07 July, 2010

Old Man ranting.

I will admit it right now. I am an Old Man.

I like to be in bed early, I enjoy my tea, wearing my slippers with my pipe, kids didn't look/act like this when I was younger... the whole thing. I have been an Old Man for awhile now, but it is getting worse. It was pointed out to me when I had a friend staying over. We were talking about playing the guitar and I was listing off the things that I could play at the time. She is couple years younger than me but remarked that I only listened to Old Guy Music. Ouch. Thanks Rani. (Shortly after her comment, I exiled her to Turkey.*)

I had another moment just the other day. A person walked past me on the street wearing headphones. Now, please don't get me wrong, I have headphones. My flat is littered with them. I have a pair tucked in the pocket of every jacket I own. I wear them at the Gym, on runs, on the tube, when I hear American accents at street crossings. I am not talking about the tiny, miracle, earbuds that are on the market. The ones that pump loads of sound deep into your ear canal so others don't have to hear your music. Those don't bother me in the least. I am talking about the ridiculous people sporting the giant, John Peel mega headphones walking down the street.

You, Hipster Twits. Is the world such a bother that you need to blot it out with giant headphones plugged into your tiny MP3 players? Is that your attempt at Irony? I am aware that you are attempting to make some sort of statement. Something about how cool you are to be listening to music. We get it. This is my return statement to you:
John Peel wore those giant things on his head because he was a damn fine DJ that worked on radio. You are not. You are a pathetic, style-junkie attempting to be "Retro" because that is the current trend. I am glad that you choose to wear the giant cans because it keeps the brain-melting drivel that you play focused into your own head.
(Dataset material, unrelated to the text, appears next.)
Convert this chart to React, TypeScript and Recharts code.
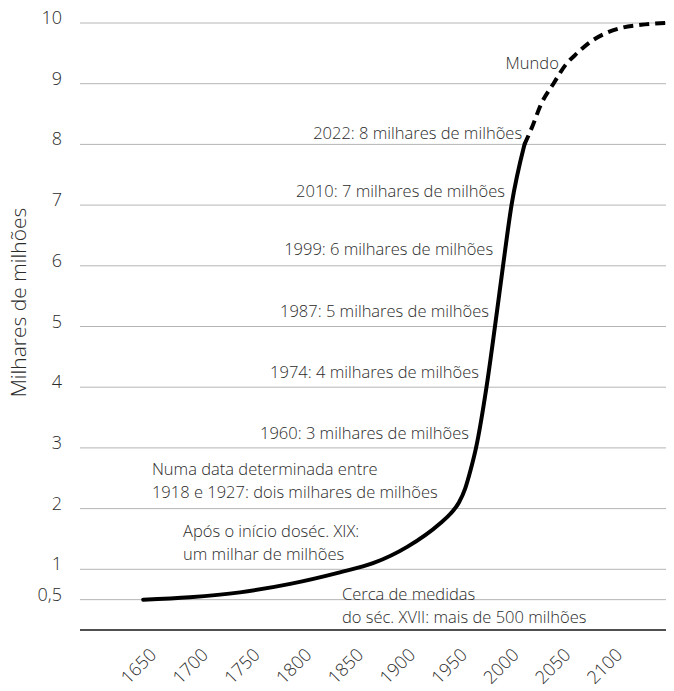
import { LineChart, Line, XAxis, YAxis, CartesianGrid, ReferenceDot } from 'recharts'

/* ─── Data ─────────────────────────────────────────────────────── */

const historyYears = [1638, 1683, 1731.5, 1780, 1828, 1860, 1893, 1925, 1935, 1943, 1949, 1954, 1959.5, 1969.6, 1977.8, 1985.6, 1993.8, 2006.3]
const historyValues = [0.5, 0.54, 0.62, 0.76, 0.95, 1.1, 1.37, 1.76, 1.92, 2.1, 2.33, 2.62, 3.0, 4, 5, 6, 7, 8]

const projectionYears = [2006.3, 2014, 2022, 2035, 2046, 2057, 2071, 2086, 2100, 2119, 2143]
const projectionValues = [8, 8.3, 8.65, 9.02, 9.31, 9.5, 9.7, 9.84, 9.92, 9.97, 10]

const xTicks = [1650, 1700, 1750, 1800, 1850, 1900, 1950, 2000, 2050, 2100]
const yTicks = [0.5, 1, 2, 3, 4, 5, 6, 7, 8, 9, 10]

const notes = [
  { year: 2039.5, value: 9.36, anchor: 'end', lines: ['Mundo'] },
  { year: 2004, value: 8.21, anchor: 'end', lines: ['2022: 8 milhares de milhões'] },
  { year: 1987.5, value: 7.25, anchor: 'end', lines: ['2010: 7 milhares de milhões'] },
  { year: 1976, value: 6.3, anchor: 'end', lines: ['1999: 6 milhares de milhões'] },
  { year: 1972, value: 5.27, anchor: 'end', lines: ['1987: 5 milhares de milhões'] },
  { year: 1962.4, value: 4.27, anchor: 'end', lines: ['1974: 4 milhares de milhões'] },
  { year: 1952.7, value: 3.26, anchor: 'end', lines: ['1960: 3 milhares de milhões'] },
  { year: 1646.5, value: 2.67, anchor: 'start', lines: ['Numa data determinada entre', '1918 e 1927: dois milhares de milhões'] },
  { year: 1676.5, value: 1.65, anchor: 'start', lines: ['Após o início doséc. XIX:', 'um milhar de milhões'] },
  { year: 1830, value: 0.61, anchor: 'start', lines: ['Cerca de medidas', 'do séc. XVII: mais de 500 milhões'] },
]

const historyData = historyYears.map((year, i) => ({ year, value: historyValues[i] }))
const projectionData = projectionYears.map((year, i) => ({ year, value: projectionValues[i] }))

/* ─── Styling ──────────────────────────────────────────────────── */

const FONT = '"Open Sans", "Noto Sans", sans-serif'
const TEXT_COLOR = '#2b2b2b'
const GRID_COLOR = '#b5b5b5'

function YTick({ y, payload }: any) {
  return (
    <text x={62} y={y - 6} textAnchor="end" dominantBaseline="central"
      fontFamily={FONT} fontSize={18} fontWeight={300} fill={TEXT_COLOR}>
      {String(payload.value).replace('.', ',')}
    </text>
  )
}

function XTick({ x, payload }: any) {
  return (
    <g transform={`translate(${x + 2}, 656) rotate(-45)`}>
      <text x={0} y={0} textAnchor="end"
        fontFamily={FONT} fontSize={18} fontWeight={300} fill={TEXT_COLOR}>
        {payload.value}
      </text>
    </g>
  )
}

function YTitle({ viewBox }: any) {
  const x = viewBox.x + 18
  const y = viewBox.y + viewBox.height / 2 - 24
  return (
    <text x={x} y={y} transform={`rotate(-90 ${x} ${y})`} textAnchor="middle" dominantBaseline="central"
      fontFamily={FONT} fontSize={21} fontWeight={300} fill={TEXT_COLOR}>
      Milhares de milhões
    </text>
  )
}

function noteShape(note: (typeof notes)[number]) {
  return (props: any) => (
    <text x={props.cx} y={props.cy} textAnchor={note.anchor} dominantBaseline="central"
      fontFamily={FONT} fontSize={16.5} fontWeight={300} fill={TEXT_COLOR}>
      {note.lines.map((line, i) => (
        <tspan key={i} x={props.cx} dy={i === 0 ? 0 : 23}>{line}</tspan>
      ))}
    </text>
  )
}

export default function App() {
  return (
    <div style={{ position: 'absolute', left: 0, top: 0, background: '#fff' }}>
      <LineChart width={674} height={691} margin={{ top: 23, right: 8, bottom: 0, left: 0 }}>
        <CartesianGrid vertical={false} stroke={GRID_COLOR} strokeWidth={1} />
        <XAxis
          dataKey="year"
          type="number"
          domain={[1577, 2143]}
          ticks={xTicks}
          tick={<XTick />}
          tickLine={false}
          axisLine={{ stroke: '#222', strokeWidth: 1.5 }}
          height={61}
          interval={0}
        />
        <YAxis
          type="number"
          domain={[0, 10]}
          ticks={yTicks}
          tick={<YTick />}
          tickLine={false}
          axisLine={false}
          width={80}
          interval={0}
          label={{ content: <YTitle /> }}
        />
        <Line data={historyData} dataKey="value" type="monotone" stroke="#000" strokeWidth={4}
          strokeLinecap="round" dot={false} isAnimationActive={false} />
        <Line data={projectionData} dataKey="value" type="monotone" stroke="#000" strokeWidth={4}
          strokeDasharray="10 6" dot={false} isAnimationActive={false} />
        {notes.map((note, i) => (
          <ReferenceDot key={i} x={note.year} y={note.value} r={0} shape={noteShape(note)} />
        ))}
      </LineChart>
    </div>
  )
}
Thank you, at least, for keeping Usher to yourself.

We may well be SO boring that you simply must blot out our very existence with the magic of your latest Shakira vs Lady Gaga Mash-up playing over the beat of The Killers with the all auto-tuned vocals, but here is what happens when you have your noise canceling, mega-cans stuck on your head. You get so far up your own arse that you forget that the rest of the world is actually happening. You are so deep into yourself that you begin to weave back and forth along the pavement and block my ability to walk past you and your ridiculous headgear. I am waiting for you to blindly wander out into traffic and because you can't hear the blare of horns and the squeal of rubber on asphalt, get hit by the oncoming bus thus removing yourself from the rest of humanity --yet causing a huge delay to people wearing ear buds, riding the bus, trying to listen for their stop.

I realize that anything that has to do with the rest of the world at large has no bearing on you and vintage ear cannons and that I am just a grumpy old bugger at 35 filled with contempt for you kids now days. I also realize that by wearing your giant headphones, you are labeling yourself as an anti-social dweeb, but one that is too polite to let other people hear the wonder that is your music. You must be ashamed of it on some level.

I am going to start packing a small pair of scissors with me and I am going to nip the wire on your silly headphones when I see you. After I snip the wire and pass you, if you figure out what happened. I am going to run off. And you will be stuck there with your ruined headphones and no music because you either: A) have your trousers around your knees, B) are wearing skinny-jeans so tight you can't breathe, C) have your long, Justin-Beiber-fringe hanging in your face and can't see anything D) have on platform shoes/untied trainers/sandals and socks or something else just as stupid. Your chances of catching me are nil. And if you did catch me, you would just cry because you are so Emo and your "Mum gave you those headphones for Christmas" ~Sniff~.


Side Note: I actually know people that own massive headphones. They are web designers that need to focus while in a noisy office atmosphere, or DJ's that actually use them to hear a song while blaring another. For a very cool Music Site, please visit a friend of mine over at Head Underwater. His name is Jimmy and we used to work together.

Oh, and I may be a grumpy old man at 35, but if you dips on the pavement can not walk any faster, move to the bloody side! Single file is not the end of the world. There is no reason you have to walk six people abreast. Noah went two-by-two, if it was good enough to save all the animals on the planet, (although we know that didn't really happen. Where did he put 2 million beetles?) then it is good enough for you damn tourists.

*My friend Rani is actually traveling around the world right now by herself. Turkey is just her first stop. How gutsy is she? 


  1. I heart you old man Tony. And old man music or not, you're still the raddest guitarist I know! P.s. Turkey says hello.

  2. Ryan: ...but still Immature. And I refuse to be a grown up. Besides, Tavis agreed with me.

    Rani: I am making you a T-shirt that says that. I <3 Old Man Tony. I was going to link to your blog, but thought I should ask first.

  3. I heart OMT! I am awaiting my t-shirt. Link away.